▸ **What you need to do**
Extract each line of the material that follows exactly and omit its pictures.
[BEGIN Data shown]
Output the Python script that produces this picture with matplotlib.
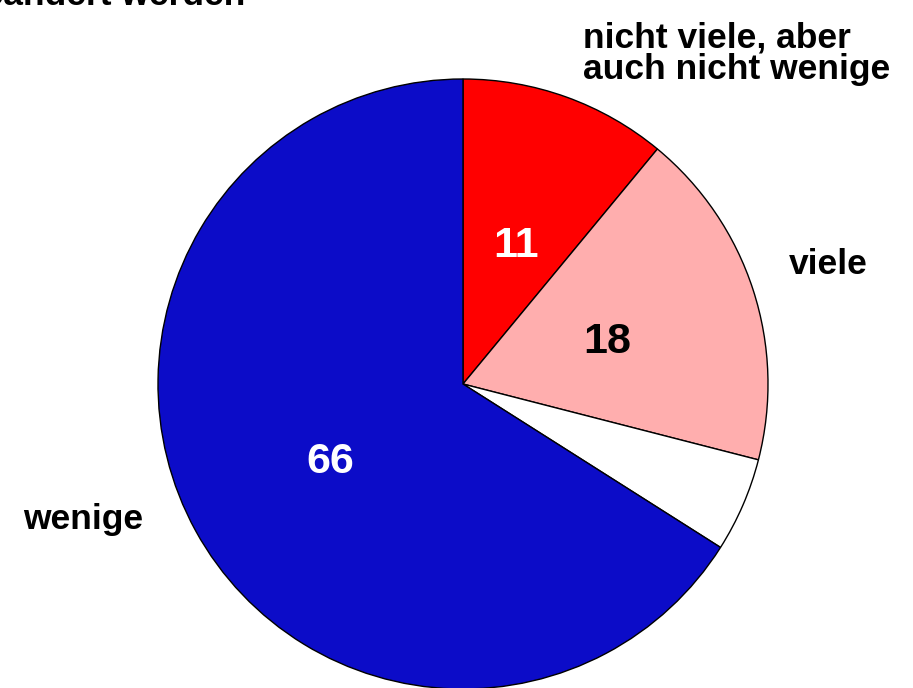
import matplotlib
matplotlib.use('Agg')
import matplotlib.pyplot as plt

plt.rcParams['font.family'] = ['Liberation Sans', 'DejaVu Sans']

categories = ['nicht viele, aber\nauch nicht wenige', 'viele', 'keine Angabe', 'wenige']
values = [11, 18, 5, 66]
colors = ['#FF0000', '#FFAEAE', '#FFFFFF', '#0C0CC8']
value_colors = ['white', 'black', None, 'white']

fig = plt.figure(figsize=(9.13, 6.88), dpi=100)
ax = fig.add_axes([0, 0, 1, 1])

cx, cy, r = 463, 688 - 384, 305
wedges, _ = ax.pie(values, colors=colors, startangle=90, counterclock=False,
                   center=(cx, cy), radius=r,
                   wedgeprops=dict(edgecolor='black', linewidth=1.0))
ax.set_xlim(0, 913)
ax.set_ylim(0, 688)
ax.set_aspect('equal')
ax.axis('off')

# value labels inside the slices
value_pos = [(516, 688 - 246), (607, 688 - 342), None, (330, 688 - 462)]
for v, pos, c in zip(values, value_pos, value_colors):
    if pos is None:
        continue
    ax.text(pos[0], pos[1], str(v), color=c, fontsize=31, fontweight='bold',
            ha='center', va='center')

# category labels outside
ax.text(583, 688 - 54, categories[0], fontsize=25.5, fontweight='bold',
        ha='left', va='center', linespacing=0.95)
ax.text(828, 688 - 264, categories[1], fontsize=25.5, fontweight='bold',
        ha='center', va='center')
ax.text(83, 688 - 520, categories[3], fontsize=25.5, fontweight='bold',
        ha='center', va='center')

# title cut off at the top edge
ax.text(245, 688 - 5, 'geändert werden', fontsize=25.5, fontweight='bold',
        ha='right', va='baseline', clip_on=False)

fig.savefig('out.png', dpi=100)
[END Data shown]
▸ **Written answer**
Output the Python script that produces this picture with matplotlib.
import matplotlib
matplotlib.use('Agg')
import matplotlib.pyplot as plt

plt.rcParams['font.family'] = ['Liberation Sans', 'DejaVu Sans']

categories = ['nicht viele, aber\nauch nicht wenige', 'viele', 'keine Angabe', 'wenige']
values = [11, 18, 5, 66]
colors = ['#FF0000', '#FFAEAE', '#FFFFFF', '#0C0CC8']
value_colors = ['white', 'black', None, 'white']

fig = plt.figure(figsize=(9.13, 6.88), dpi=100)
ax = fig.add_axes([0, 0, 1, 1])

cx, cy, r = 463, 688 - 384, 305
wedges, _ = ax.pie(values, colors=colors, startangle=90, counterclock=False,
                   center=(cx, cy), radius=r,
                   wedgeprops=dict(edgecolor='black', linewidth=1.0))
ax.set_xlim(0, 913)
ax.set_ylim(0, 688)
ax.set_aspect('equal')
ax.axis('off')

# value labels inside the slices
value_pos = [(516, 688 - 246), (607, 688 - 342), None, (330, 688 - 462)]
for v, pos, c in zip(values, value_pos, value_colors):
    if pos is None:
        continue
    ax.text(pos[0], pos[1], str(v), color=c, fontsize=31, fontweight='bold',
            ha='center', va='center')

# category labels outside
ax.text(583, 688 - 54, categories[0], fontsize=25.5, fontweight='bold',
        ha='left', va='center', linespacing=0.95)
ax.text(828, 688 - 264, categories[1], fontsize=25.5, fontweight='bold',
        ha='center', va='center')
ax.text(83, 688 - 520, categories[3], fontsize=25.5, fontweight='bold',
        ha='center', va='center')

# title cut off at the top edge
ax.text(245, 688 - 5, 'geändert werden', fontsize=25.5, fontweight='bold',
        ha='right', va='baseline', clip_on=False)

fig.savefig('out.png', dpi=100)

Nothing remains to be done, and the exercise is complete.